Mathilde Cusin appuie cette version, racontant que «les gens lui demandaient de partir ou d’enlever son voile, c’était assez violent». Elle raconte son impression «de voir une meute s’acharner sur une femme assise au sol en pleurs avec sa fillette».
A lire aussi : Quelles sont les villes qui interdisent le burkini ?
Le «climat actuel»
Siam déclare alors aux policiers qu’ils lui mettent une contravention parce qu’elle est «musulmane», ce à quoi elle assure que les policiers lui ont répondu : «dans le climat actuel, vous comprenez, on est obligés de verbaliser». Sa réponse est un cri du cœur : «Parce que des gens qui n’ont rien à voir avec ma religion tuent, je n’ai plus le droit d’aller à la plage ! Parce qu’ils commettent des attentats, on me prive de mes droits. On est en France, je peux tout de même circuler où je le souhaite ! C’est aberrant».
Une indignation qui ne changera rien, refusant de quitter la plage, la jeune femme se voit contrainte de payer une amende de 11 euros pour pouvoir continuer à profiter de ses vacances en famille. Des vacances finalement raccourcies. De fait, la personne qui les logeait leur a visiblement demandé de ne pas prolonger leur séjour à Cannes, par «honte» principalement.
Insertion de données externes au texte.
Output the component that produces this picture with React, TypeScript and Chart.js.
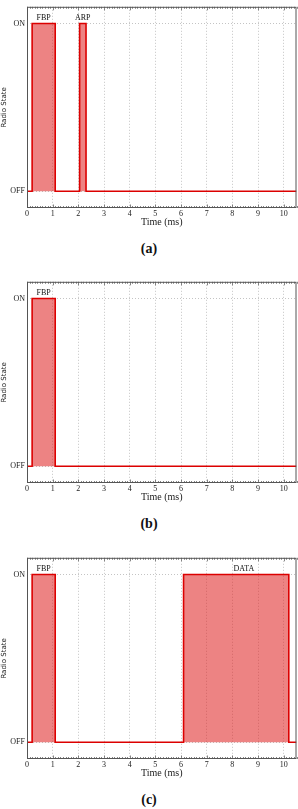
import React, { useEffect, useRef } from "react";
import { Chart, registerables } from "chart.js";
Chart.register(...registerables);

const X_TICKS = [0, 1, 2, 3, 4, 5, 6, 7, 8, 9, 10];
const X_MIN = 0;
const X_MAX = 10.5;
const Y_TICKS = [0, 1];
const Y_LABELS = ["OFF", "ON"];
const Y_MIN = -0.1;
const Y_MAX = 1.1;

const timesA = [0, 0.2, 1.1, 2.05, 2.3, 10.5];
const statesA = [0, 1, 0, 1, 0, 0];
const labelsA = ["FBP", "ARP"];
const labelXA = [0.65, 2.17];

const timesB = [0, 0.2, 1.1, 10.5];
const statesB = [0, 1, 0, 0];
const labelsB = ["FBP"];
const labelXB = [0.65];

const timesC = [0, 0.2, 1.1, 6.1, 10.2, 10.5];
const statesC = [0, 1, 0, 1, 0, 0];
const labelsC = ["FBP", "DATA"];
const labelXC = [0.65, 8.45];

const SERIF = '"Liberation Serif", "Times New Roman", serif';
const SANS = '"DejaVu Sans", sans-serif';

const framePlugin = {
  id: "frame",
  afterDatasetsDraw(chart: any, _args: any, opts: any) {
    const { ctx, chartArea: a, scales } = chart;
    const x = scales.x;
    const y = scales.y;
    ctx.save();
    // minor / major ticks on top and bottom spines
    ctx.strokeStyle = "#666";
    ctx.lineWidth = 0.8;
    for (let i = 0; i <= 105; i++) {
      const px = Math.round(x.getPixelForValue(i / 10)) + 0.5;
      const len = i % 10 === 0 ? 3.5 : 2;
      ctx.beginPath();
      ctx.moveTo(px, a.bottom);
      ctx.lineTo(px, a.bottom - len);
      ctx.moveTo(px, a.top);
      ctx.lineTo(px, a.top + len);
      ctx.stroke();
    }
    ctx.strokeStyle = "#555";
    ctx.lineWidth = 1;
    ctx.strokeRect(a.left + 0.5, a.top + 0.5, a.right - a.left - 1, a.bottom - a.top - 1);
    // annotations
    const labels: string[] = (opts && opts.labels) || [];
    const xs: number[] = (opts && opts.xs) || [];
    ctx.fillStyle = "#111";
    ctx.font = "8px " + SERIF;
    ctx.textAlign = "center";
    ctx.textBaseline = "middle";
    const yOn = y.getPixelForValue(1);
    labels.forEach((t, i) => {
      ctx.fillText(t, x.getPixelForValue(xs[i]), yOn - 6);
    });
    ctx.restore();
  },
};

function RadioChart(props: {
  times: number[];
  states: number[];
  labels: string[];
  labelXs: number[];
  top: number;
  caption: string;
}) {
  const ref = useRef<HTMLCanvasElement>(null);
  useEffect(() => {
    const data = props.times.map((t, i) => ({ x: t, y: props.states[i] }));
    const chart = new Chart(ref.current as HTMLCanvasElement, {
      type: "line",
      data: {
        datasets: [
          {
            data,
            stepped: "before",
            fill: "origin",
            backgroundColor: "rgba(222, 30, 30, 0.55)",
            borderColor: "rgb(220, 0, 0)",
            borderWidth: 1.6,
            pointRadius: 0,
            tension: 0,
          } as any,
        ],
      },
      options: {
        animation: false,
        responsive: false,
        devicePixelRatio: 1,
        layout: { padding: { top: 1, right: 1.5, left: 0, bottom: 0 } },
        plugins: {
          legend: { display: false },
          tooltip: { enabled: false },
          frame: { labels: props.labels, xs: props.labelXs },
        } as any,
        scales: {
          x: {
            type: "linear",
            min: X_MIN,
            max: X_MAX,
            afterBuildTicks: (s: any) => {
              s.ticks = X_TICKS.map((v) => ({ value: v }));
            },
            afterFit: (s: any) => {
              s.height = 22;
            },
            grid: {
              color: "#c4c4c4",
              lineWidth: 1,
              drawTicks: false,
            },
            border: { display: false, dash: [1, 2] },
            ticks: {
              padding: 1,
              color: "#222",
              font: { family: SERIF, size: 8 },
              maxRotation: 0,
              autoSkip: false,
            },
            title: {
              display: true,
              text: "Time (ms)",
              color: "#222",
              font: { family: SERIF, size: 10 },
              padding: { top: 0, bottom: 1.3 },
            },
          },
          y: {
            type: "linear",
            min: Y_MIN,
            max: Y_MAX,
            afterBuildTicks: (s: any) => {
              s.ticks = Y_TICKS.map((v) => ({ value: v }));
            },
            afterFit: (s: any) => {
              s.width = 27;
            },
            grid: {
              color: "#c4c4c4",
              lineWidth: 1,
              drawTicks: false,
            },
            border: { display: false, dash: [1, 2] },
            ticks: {
              padding: 2,
              color: "#222",
              font: { family: SERIF, size: 8 },
              callback: (v: any) => Y_LABELS[Y_TICKS.indexOf(Number(v))],
            },
            title: {
              display: true,
              text: "Radio State",
              color: "#222",
              font: { family: SANS, size: 7 },
              padding: { top: 0, bottom: 0 },
            },
          },
        },
      },
      plugins: [framePlugin as any],
    });
    return () => chart.destroy();
  }, []);
  return (
    <>
      <canvas
        ref={ref}
        width={298}
        height={230}
        style={{ position: "absolute", left: 0, top: props.top, width: 298, height: 230 }}
      />
      <div
        style={{
          position: "absolute",
          left: 0,
          width: 298,
          top: props.top + 241,
          textAlign: "center",
          fontFamily: SERIF,
          fontWeight: "bold",
          fontSize: 14,
          lineHeight: "16px",
          color: "#111",
        }}
      >
        {props.caption}
      </div>
    </>
  );
}

export default function App() {
  return (
    <div style={{ position: "absolute", left: 0, top: 0, width: 298, height: 809, background: "#fff" }}>
      <RadioChart times={timesA} states={statesA} labels={labelsA} labelXs={labelXA} top={0} caption="(a)" />
      <RadioChart times={timesB} states={statesB} labels={labelsB} labelXs={labelXB} top={275} caption="(b)" />
      <RadioChart times={timesC} states={statesC} labels={labelsC} labelXs={labelXC} top={551} caption="(c)" />
    </div>
  );
}
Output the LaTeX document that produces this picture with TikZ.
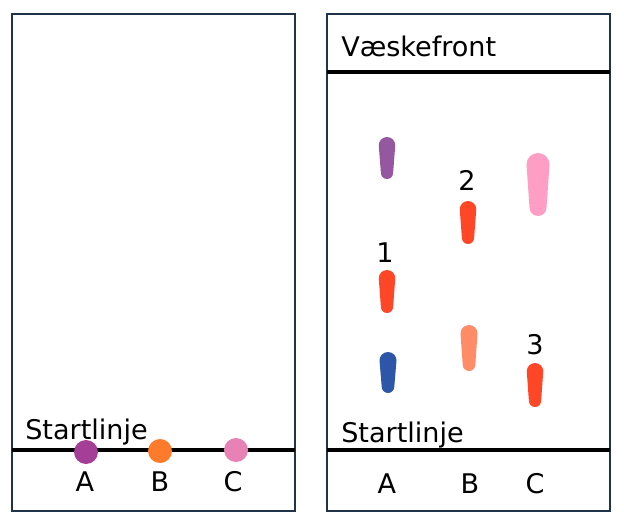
\documentclass[tikz,border=0pt]{standalone}
\usepackage{fontspec}
\setmainfont{DejaVu Sans}
\definecolor{frame}{HTML}{1F3449}
\definecolor{dotA}{HTML}{A43E96}
\definecolor{dotB}{HTML}{FF7A2A}
\definecolor{dotC}{HTML}{E882B6}
\definecolor{spPurple}{HTML}{9457A0}
\definecolor{spRed}{HTML}{FF4626}
\definecolor{spBlue}{HTML}{2E56A8}
\definecolor{spSalmon}{HTML}{FF8C66}
\definecolor{spPink}{HTML}{FF9EC4}
\newcommand\tlcspot[5]{% x, ytop, ybot, width, colour (image coords, y down)
  \fill[#5] ({#1-#4/2},{522-#2-#4/2}) arc[start angle=180,end angle=0,radius={#4/2}]
    -- ({#1+#4*0.37},{522-#3+#4*0.37}) arc[start angle=0,end angle=-180,radius={#4*0.37}] -- cycle;}
\begin{document}
\begin{tikzpicture}[x=0.75pt,y=0.75pt,
  panel/.style={draw=frame,line width=1.1pt},
  rule/.style={draw=black,line width=2.3pt},
  lbl/.style={font=\fontsize{20.3pt}{23pt}\selectfont,inner sep=0pt,anchor=base},
  lblw/.style={lbl,anchor=base west},
  dot/.style={circle,minimum size=18pt,inner sep=0pt,fill=#1}]
\useasboundingbox[fill=white] (0,0) rectangle (624,522);
% panels
\draw[panel] (12,11) rectangle (295,508);
\draw[panel] (327,11) rectangle (610,508);
% lines
\draw[rule] (12,72) -- (295,72);
\draw[rule] (327,72) -- (610,72);
\draw[rule] (327,450) -- (610,450);
% left panel
\node[lblw] (sl1) at (25,83) {Startlinje};
\node[dot=dotA] (dA) at (86,70) {};
\node[dot=dotB] (dB) at (160,71) {};
\node[dot=dotC] (dC) at (236,72) {};
\node[lbl] (lA) at (85,31) {A};
\node[lbl] (lB) at (160,31) {B};
\node[lbl] (lC) at (233,31) {C};
% right panel
\node[lblw] (vf) at (341,465) {Væskefront};
\node[lblw] (sl2) at (341,80) {Startlinje};
\node[lbl] (rA) at (387,29) {A};
\node[lbl] (rB) at (470,29) {B};
\node[lbl] (rC) at (535,29) {C};
\node[lbl] (n1) at (385,260) {1};
\node[lbl] (n2) at (467,331) {2};
\node[lbl] (n3) at (535,168) {3};
% spots
\tlcspot{387}{137}{179}{16.5}{spPurple}
\tlcspot{387}{270}{313}{16.5}{spRed}
\tlcspot{388}{352}{393}{17}{spBlue}
\tlcspot{468}{201}{244}{16.5}{spRed}
\tlcspot{469}{325}{371}{17}{spSalmon}
\tlcspot{538}{153}{216}{23}{spPink}
\tlcspot{535}{363}{407}{16.5}{spRed}
\end{tikzpicture}
\end{document}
Le maire soutient la police municipale
Siam a longuement hésité à parler de sa mésaventure, avant de se décider à témoigner. «J’ai bien réfléchi. Je me suis dit que l’on ne pouvait pas laisser passer ça dans notre pays. Le pire, c’est que je suis un peu 'Française de souche' ! Mes parents sont français, mes grands-parents sont français … Quand on me dit 'rentre chez toi', ça me fait doucement rigoler, c’est vraiment du racisme pur et dur». Selon elle, les policiers ont été appelés par des gens sur la plage. Une impression confirmée par un glacier travaillant sur la plage, qui lui a confirmé que les policiers se sont dirigés droit sur elle, sans aucune hésitation.
Le maire de Cannes soutient pour sa part pleinement l’action de policiers municipaux. À ses yeux, «les policiers municipaux font leur travail. Ils ont estimé que la tenue de cette femme n'était pas conforme à l'arrêté. Celui-ci ne désigne pas une tenue en particulier mais toutes celles qui sont ostentatoires. L'arrêté est très simple, je ne vais pas commenter un cas particulier. Si cette femme estime qu'elle est victime d'une erreur, qu'elle conteste la contravention auprès du ministère public». Siam envisage pour sa part de porter plainte contre la Mairie de Cannes.